[START OF GIVEN MATERIAL]

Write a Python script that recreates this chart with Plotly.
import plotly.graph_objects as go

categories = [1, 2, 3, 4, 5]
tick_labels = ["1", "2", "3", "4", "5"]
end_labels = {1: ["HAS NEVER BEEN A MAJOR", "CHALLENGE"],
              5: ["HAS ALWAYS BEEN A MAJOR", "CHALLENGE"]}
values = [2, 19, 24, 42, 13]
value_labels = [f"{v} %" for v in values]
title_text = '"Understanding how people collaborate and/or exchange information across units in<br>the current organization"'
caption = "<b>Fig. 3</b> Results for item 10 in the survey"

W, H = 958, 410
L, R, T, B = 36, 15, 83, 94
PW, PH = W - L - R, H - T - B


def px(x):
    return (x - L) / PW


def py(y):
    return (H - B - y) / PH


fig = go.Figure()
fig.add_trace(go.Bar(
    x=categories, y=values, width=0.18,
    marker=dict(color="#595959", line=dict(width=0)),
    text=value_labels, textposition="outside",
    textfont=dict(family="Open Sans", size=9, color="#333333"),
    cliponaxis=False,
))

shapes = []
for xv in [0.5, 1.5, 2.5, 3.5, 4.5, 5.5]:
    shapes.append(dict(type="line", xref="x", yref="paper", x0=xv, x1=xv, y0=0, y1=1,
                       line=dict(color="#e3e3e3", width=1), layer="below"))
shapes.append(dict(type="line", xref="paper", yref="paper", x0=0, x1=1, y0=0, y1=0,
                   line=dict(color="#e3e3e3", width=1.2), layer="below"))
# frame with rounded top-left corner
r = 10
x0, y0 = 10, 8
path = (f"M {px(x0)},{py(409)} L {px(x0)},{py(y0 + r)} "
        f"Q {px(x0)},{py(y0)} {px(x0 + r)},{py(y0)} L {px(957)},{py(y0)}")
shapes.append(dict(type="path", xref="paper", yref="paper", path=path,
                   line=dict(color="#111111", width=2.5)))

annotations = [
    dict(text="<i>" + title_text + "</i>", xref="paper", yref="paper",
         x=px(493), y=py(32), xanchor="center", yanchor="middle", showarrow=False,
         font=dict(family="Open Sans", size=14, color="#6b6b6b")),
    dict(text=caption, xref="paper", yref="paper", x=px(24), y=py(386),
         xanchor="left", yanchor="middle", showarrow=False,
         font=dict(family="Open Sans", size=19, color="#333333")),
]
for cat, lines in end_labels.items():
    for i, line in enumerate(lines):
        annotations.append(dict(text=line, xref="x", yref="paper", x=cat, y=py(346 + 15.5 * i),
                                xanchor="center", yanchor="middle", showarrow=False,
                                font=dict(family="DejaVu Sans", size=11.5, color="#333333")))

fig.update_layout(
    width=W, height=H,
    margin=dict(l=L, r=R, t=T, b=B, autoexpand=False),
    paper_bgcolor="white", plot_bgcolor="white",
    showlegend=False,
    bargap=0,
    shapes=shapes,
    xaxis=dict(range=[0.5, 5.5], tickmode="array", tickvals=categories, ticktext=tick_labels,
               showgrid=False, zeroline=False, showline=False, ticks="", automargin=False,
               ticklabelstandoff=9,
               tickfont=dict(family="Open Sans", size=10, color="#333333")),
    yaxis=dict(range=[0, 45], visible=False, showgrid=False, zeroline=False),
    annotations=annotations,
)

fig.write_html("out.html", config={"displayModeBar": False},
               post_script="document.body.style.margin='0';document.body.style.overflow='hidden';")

[END OF GIVEN MATERIAL]

- [EXERCISE AIM]: Your task is to quote the lines above, beginning with the first and ending with the one that holds "return (x - L) / PW".

- [COMPLETED EXERCISE]:
Write a Python script that recreates this chart with Plotly.
import plotly.graph_objects as go

categories = [1, 2, 3, 4, 5]
tick_labels = ["1", "2", "3", "4", "5"]
end_labels = {1: ["HAS NEVER BEEN A MAJOR", "CHALLENGE"],
              5: ["HAS ALWAYS BEEN A MAJOR", "CHALLENGE"]}
values = [2, 19, 24, 42, 13]
value_labels = [f"{v} %" for v in values]
title_text = '"Understanding how people collaborate and/or exchange information across units in<br>the current organization"'
caption = "<b>Fig. 3</b> Results for item 10 in the survey"

W, H = 958, 410
L, R, T, B = 36, 15, 83, 94
PW, PH = W - L - R, H - T - B


def px(x):
    return (x - L) / PW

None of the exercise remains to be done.